I hate to disappoint Ms. Vogel, but the real story here is how MSNBC gasbags managed to fill an hour discussing the Trump Foundation’s self-dealing.

David Fahrenthold has two other bits of news in his piece. The first is that in 2015 the British family foundation of Ukrainian oligarch Victor Pinchuk donated $150,000 to the Trump Foundation, apparently as a payment for a speech Trump gave at a conference Pinchuk held in September 2015. (Trump didn’t go to Ukraine, but gave the speech via a video link.)

Fahrenthold, to his credit, notes that Pinchuk was a major donor to the Clinton Foundation, but doesn’t explain how much Pinchuk gave. Let me fill in the gaps Fahrenthold should have provided. The Wall Street Journal reported in 2015 that Pinchuk had given $8.6 million to the Clinton Foundation between 2009-2013, the years that Hillary Clinton had served as Secretary of State. In addition, Pinchuk announced in 2008 that he was giving a five-year, $29 million grant to the Clinton Global Initiative. But by 2015 Pinchuk had only given $1.8 million, claiming that recessionary pressures wouldn’t allow him to fulfill his pledge.

In August 2016 the Journal, in a follow-up story noted that while Hillary Clinton was Secretary of State, she hosted at least one dinner for Pinchuk.

Fahrenthold helpfully reveals who tipped him off to the Trump Foundation return. “The Post was first alerted to the 2015 tax filing by Citizens for Responsibility and Ethics in Washington, a liberal watchdog group.” He quotes CREW spokesman Jordan Libowitz, who ranted, “Why were the Trumps unable to provide locations of the Foundation’s assets like paintings and football helmets....when they clearly remain in possession of the Foundation?”

If you look at CREW’s website, you will find that in the past four months they have been doing nothing but bashing Republicans for various misdeeds. (They did find one Democrat in July to bash.) They are obsessed with a $25,000 donation the Trump Foundation made to a nonprofit controlled by Florida Attorney General Pam Bondi, who was investigating Trump University at the time. Trump reimbursed the Trump Foundation and paid an excise tax penalty. Trump Organization spokesmen, giving an explanation that is both ludicrous and plausible, said that the gift was a screw-up made by an underling.

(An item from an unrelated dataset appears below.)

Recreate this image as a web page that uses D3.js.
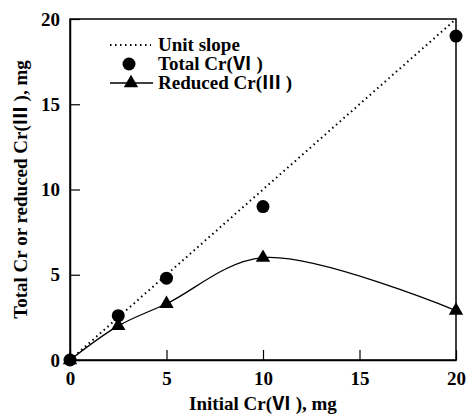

CREW devoted so much time bashing Trump for the Bondi business that it’s possible they have spent more bashing the Trump Foundation over the gift than the foundation spent on it.

Jordan Libowitz gets many, many vindictiveness points for stating that the Tebow helmet could not possibly be worth $12,000 because at the time Trump bought the gift in 2012, the quarterback had a very productive year with the Denver Broncos. But after Trump’s purchase, the following season Tebow’s career tanked, as he had six completions with the New York Jets before dropping out of football. Apparently Libowitz believes that Trump should have psychics with him when he goes to celebrity auctions.

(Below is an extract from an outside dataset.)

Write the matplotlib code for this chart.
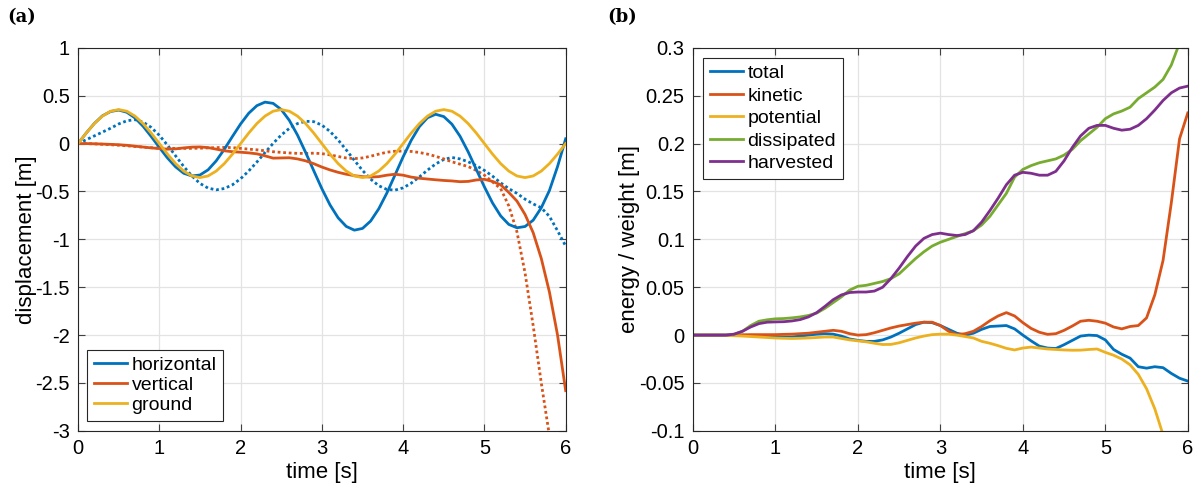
import matplotlib
matplotlib.use("Agg")
import matplotlib.pyplot as plt
import numpy as np
from matplotlib.ticker import FormatStrFormatter, MultipleLocator

plt.rcParams.update({'font.size': 14})
plt.rcParams["font.family"] = ["Liberation Sans", "DejaVu Sans"]
plt.rcParams["axes.unicode_minus"] = False

# time axis, 0.1 s steps
t = np.round(np.arange(0, 6.01, 0.1), 2)

# ---- (a) displacement [m] ----
horizontal = [0, 0.11, 0.21, 0.29, 0.335, 0.35, 0.327, 0.268, 0.181, 0.074,
              -0.04, -0.15, -0.243, -0.31, -0.338, -0.328, -0.274, -0.18, -0.059, 0.075,
              0.205, 0.317, 0.396, 0.433, 0.42, 0.356, 0.242, 0.089, -0.092, -0.283,
              -0.471, -0.64, -0.775, -0.865, -0.904, -0.886, -0.809, -0.681, -0.516, -0.328,
              -0.138, 0.035, 0.177, 0.27, 0.306, 0.282, 0.203, 0.077, -0.086, -0.269,
              -0.452, -0.62, -0.755, -0.844, -0.879, -0.866, -0.8, -0.67, -0.49, -0.24,
              0.05]
vertical = [0, 0, -0.002, -0.005, -0.008, -0.012, -0.018, -0.027, -0.036, -0.045,
            -0.052, -0.058, -0.055, -0.045, -0.037, -0.035, -0.042, -0.058, -0.075, -0.085,
            -0.09, -0.097, -0.107, -0.128, -0.152, -0.15, -0.148, -0.16, -0.18, -0.21,
            -0.245, -0.275, -0.3, -0.32, -0.335, -0.345, -0.35, -0.345, -0.33, -0.32,
            -0.33, -0.35, -0.362, -0.37, -0.378, -0.385, -0.39, -0.398, -0.395, -0.38,
            -0.373, -0.395, -0.43, -0.51, -0.6, -0.74, -0.93, -1.2, -1.55, -2.0,
            -2.58]
ground = [0, 0.11, 0.209, 0.287, 0.338, 0.355, 0.338, 0.287, 0.209, 0.11,
          0, -0.11, -0.209, -0.287, -0.338, -0.355, -0.338, -0.287, -0.209, -0.11,
          0, 0.11, 0.209, 0.287, 0.338, 0.355, 0.338, 0.287, 0.209, 0.11,
          0, -0.11, -0.209, -0.287, -0.338, -0.355, -0.338, -0.287, -0.209, -0.11,
          0, 0.11, 0.209, 0.287, 0.338, 0.355, 0.338, 0.287, 0.209, 0.11,
          0, -0.11, -0.209, -0.287, -0.338, -0.355, -0.338, -0.287, -0.209, -0.11,
          0]
horizontal_dot = [0, 0.04, 0.08, 0.12, 0.16, 0.205, 0.238, 0.25, 0.225, 0.169,
                  0.086, -0.016, -0.128, -0.239, -0.337, -0.416, -0.465, -0.483, -0.469, -0.43,
                  -0.367, -0.286, -0.193, -0.094, 0.002, 0.089, 0.159, 0.209, 0.233, 0.229,
                  0.193, 0.127, 0.038, -0.066, -0.175, -0.28, -0.371, -0.44, -0.479, -0.486,
                  -0.462, -0.413, -0.348, -0.277, -0.213, -0.166, -0.145, -0.16, -0.19, -0.23,
                  -0.28, -0.34, -0.41, -0.47, -0.52, -0.58, -0.63, -0.67, -0.76, -0.91,
                  -1.07]
vertical_dot = [0, 0, -0.003, -0.007, -0.012, -0.017, -0.023, -0.03, -0.037, -0.043,
                -0.048, -0.05, -0.05, -0.05, -0.05, -0.048, -0.045, -0.042, -0.04, -0.042,
                -0.05, -0.058, -0.065, -0.075, -0.085, -0.092, -0.098, -0.102, -0.103, -0.1,
                -0.105, -0.118, -0.135, -0.15, -0.157, -0.15, -0.132, -0.11, -0.09, -0.08,
                -0.078, -0.082, -0.093, -0.11, -0.133, -0.16, -0.19, -0.215, -0.24, -0.28,
                -0.33, -0.4, -0.47, -0.65, -0.92, -1.35, -1.9, -2.5, -3.05, -3.6,
                -4.2]

# ---- (b) energy / weight [m] ----
total = [0, 0, 0, 0, 0, 0, 0, -0.0005, -0.001, -0.0015,
         -0.002, -0.002, -0.002, -0.001, 0, 0.001, 0.0015, 0.001, -0.001, -0.004,
         -0.0055, -0.0065, -0.0065, -0.005, -0.002, 0.002, 0.0065, 0.011, 0.0135, 0.013,
         0.01, 0.006, 0.002, 0.0, 0.002, 0.006, 0.009, 0.0095, 0.01, 0.0065,
         0.0, -0.006, -0.0115, -0.0135, -0.014, -0.01, -0.0055, -0.001, 0.0, -0.0005,
         -0.005, -0.015, -0.02, -0.024, -0.033, -0.0345, -0.033, -0.034, -0.04, -0.045,
         -0.048]
kinetic = [0, 0, 0, 0, 0, 0, 0.0003, 0.0005, 0.0005, 0.0005,
           0.0005, 0.0008, 0.001, 0.0015, 0.002, 0.003, 0.004, 0.005, 0.004, 0.0015,
           0.0, 0.0005, 0.0025, 0.005, 0.0075, 0.0095, 0.011, 0.0125, 0.0135, 0.0135,
           0.01, 0.004, 0.0005, 0.0015, 0.004, 0.009, 0.015, 0.02, 0.0235, 0.02,
           0.013, 0.007, 0.003, 0.0008, 0.0015, 0.005, 0.0095, 0.0145, 0.0155, 0.0145,
           0.0125, 0.0085, 0.0065, 0.009, 0.01, 0.018, 0.042, 0.078, 0.138, 0.205,
           0.232]
potential = [0, 0, 0, 0, -0.0003, -0.0006, -0.001, -0.0015, -0.002, -0.0025,
             -0.003, -0.0033, -0.0035, -0.0033, -0.003, -0.0025, -0.002, -0.002, -0.0035, -0.005,
             -0.006, -0.007, -0.0085, -0.0098, -0.0097, -0.008, -0.0055, -0.003, -0.001, 0.0005,
             0.001, 0.001, 0.0, -0.0015, -0.003, -0.0065, -0.0085, -0.011, -0.0138, -0.0155,
             -0.0135, -0.0125, -0.0135, -0.0145, -0.015, -0.0155, -0.0158, -0.0157, -0.015, -0.0145,
             -0.018, -0.021, -0.025, -0.031, -0.041, -0.056, -0.077, -0.104, -0.14, -0.18,
             -0.23]
dissipated = [0, 0, 0, 0, 0, 0.001, 0.004, 0.01, 0.0145, 0.016,
              0.017, 0.0173, 0.018, 0.019, 0.0205, 0.023, 0.028, 0.034, 0.04, 0.047,
              0.051, 0.052, 0.054, 0.056, 0.059, 0.064, 0.072, 0.08, 0.087, 0.093,
              0.097, 0.1, 0.103, 0.106, 0.109, 0.115, 0.124, 0.136, 0.148, 0.165,
              0.173, 0.177, 0.18, 0.182, 0.184, 0.188, 0.194, 0.203, 0.21, 0.217,
              0.226, 0.231, 0.234, 0.238, 0.247, 0.253, 0.259, 0.267, 0.282, 0.305,
              0.33]
harvested = [0, 0, 0, 0, 0, 0.001, 0.004, 0.0085, 0.012, 0.0135,
             0.0138, 0.014, 0.0148, 0.0162, 0.019, 0.0235, 0.03, 0.037, 0.042, 0.0445,
             0.045, 0.045, 0.046, 0.05, 0.059, 0.07, 0.082, 0.093, 0.101, 0.105,
             0.1065, 0.105, 0.104, 0.105, 0.109, 0.118, 0.13, 0.143, 0.157, 0.167,
             0.17, 0.169, 0.167, 0.167, 0.171, 0.182, 0.196, 0.208, 0.216, 0.219,
             0.219, 0.216, 0.214, 0.215, 0.219, 0.226, 0.235, 0.245, 0.253, 0.258,
             0.26]

blue, red, yellow, green, purple = '#0072BD', '#D95319', '#EDB120', '#77AC30', '#7E2F8E'

fig = plt.figure(figsize=(12.01, 4.93), dpi=100)
ax1 = fig.add_axes([0.065, 0.126, 0.406, 0.777])
ax2 = fig.add_axes([0.577, 0.126, 0.412, 0.777])

lw = 2.0
dot = (0, (1, 1))
ax1.plot(t, horizontal_dot, linestyle=dot, color=blue, lw=lw)
ax1.plot(t, vertical_dot, linestyle=dot, color=red, lw=lw)
ax1.plot(t, horizontal, color=blue, lw=lw, label='horizontal')
ax1.plot(t, vertical, color=red, lw=lw, label='vertical')
ax1.plot(t, ground, color=yellow, lw=lw, label='ground')
ax1.set_xlim(0, 6)
ax1.set_ylim(-3, 1)
ax1.yaxis.set_major_locator(MultipleLocator(0.5))
ax1.set_xlabel('time [s]', fontsize=16, labelpad=3)
ax1.set_ylabel('displacement [m]', fontsize=16, labelpad=-1)

ax2.plot(t, total, color=blue, lw=lw, label='total')
ax2.plot(t, kinetic, color=red, lw=lw, label='kinetic')
ax2.plot(t, potential, color=yellow, lw=lw, label='potential')
ax2.plot(t, dissipated, color=green, lw=lw, label='dissipated')
ax2.plot(t, harvested, color=purple, lw=lw, label='harvested')
ax2.set_xlim(0, 6)
ax2.set_ylim(-0.1, 0.3)
ax2.yaxis.set_major_locator(MultipleLocator(0.05))
ax2.set_xlabel('time [s]', fontsize=16, labelpad=3)
ax2.set_ylabel('energy / weight [m]', fontsize=16, labelpad=-1)

for ax in (ax1, ax2):
    ax.grid(True, color='#e3e3e3', lw=0.9)
    ax.set_axisbelow(True)
    ax.yaxis.set_major_formatter(FormatStrFormatter('%g'))
    ax.tick_params(direction='in', top=True, right=True, length=5, width=0.8,
                   color='#404040', labelsize=14.5, pad=6)
    for s in ax.spines.values():
        s.set_color('#262626')
        s.set_linewidth(0.8)

leg_kw = dict(fancybox=False, framealpha=1, edgecolor='#262626', borderaxespad=0,
              handlelength=1.7, handletextpad=0.25, borderpad=0.35, fontsize=14)
l1 = ax1.legend(loc='lower left', bbox_to_anchor=(0.018, 0.026), labelspacing=0.12, **leg_kw)
l2 = ax2.legend(loc='upper left', bbox_to_anchor=(0.02, 0.974), labelspacing=0.25, **leg_kw)
for l in (l1, l2):
    l.get_frame().set_linewidth(0.8)

fig.text(0.006, 0.955, '(a)', fontsize=13, fontweight='bold', family='DejaVu Serif')
fig.text(0.506, 0.955, '(b)', fontsize=13, fontweight='bold', family='DejaVu Serif')

fig.savefig('out.png', dpi=100)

Finally, let me do some of Fahrenthold’s work for him. The press is obsessed with the Trump Foundation giving money that might have benefited Trump personally. At one point, Fahrenthold worried that a $7 donation to the Boy Scouts might be an example of self-dealing.

Well, in 2015 the Trump Foundation gave $50,000 to the Columbia Grammar and Preparatory School, whose students currently include Trump’s son Barron. In fact, Melania Trump says that she won’t be moving to Washington because of her son’s attendance at Columbia Prep.

Buzzfeed reporter Alex Campbell notes in this 2015 story that the Trump Foundation donated $150,000 to Columbia Prep between 2012-2014, so the $50,000 in 2015 means that the foundation’s gifts to the prep school are at least $200,000. Campbell notes that at the time of the earlier gifts Caryn Zucker, wife of CNN Worldwide president Jeff Zucker, was on the Columbia Prep board. Jeff Zucker, when he worked at NBC, helped Donald Trump develop “The Apprentice.”

I’ll let David Fahrenthold explain why he thinks the Trump Foundation grants to Columbia Prep aren’t worth writing about. But I think I know why I’ll never see this story reported on CNN.

-----
Photo credit: Gage Skidmore via Visual Hunt / CC BY-SA


2 thoughts on “Mainstream reporting on Trump Foundation leaves much to be desired”

  1. Martin Morse Wooster says:

    In December 2019, the eight charities selected by Judge Scarpulla each received $476,140.41 and the Trump Foundation was dissolved.

  2. Martin Morse Wooster says:

    In November 2019 Judge Saliann Scarpulla ordered that the Trump Foundation shut down and spend out the $1.8 million of its remaining assets. She also imposed a $2 million fine, and ordered that the $3.8 million be distributed to eight charities:Army Emergency Relief, the Children’s Aid Society, City-meals-on-wheels, Give an Hour, Martha’s Table, the United Negro College Fund, United Way of the National Capital Area, and the U.S. Holocaust Memorial Museum. She also ordered that should Donald Trump create another foundation, a majority of the foundation’s board should have no connection with Trump. Finally, she dismissed all charges against Eric Trump, Ivanka Trump, and Donald Trump Jr. but ordered them to attend an “in-person interactive class” about how to be a better board member of a nonprofit.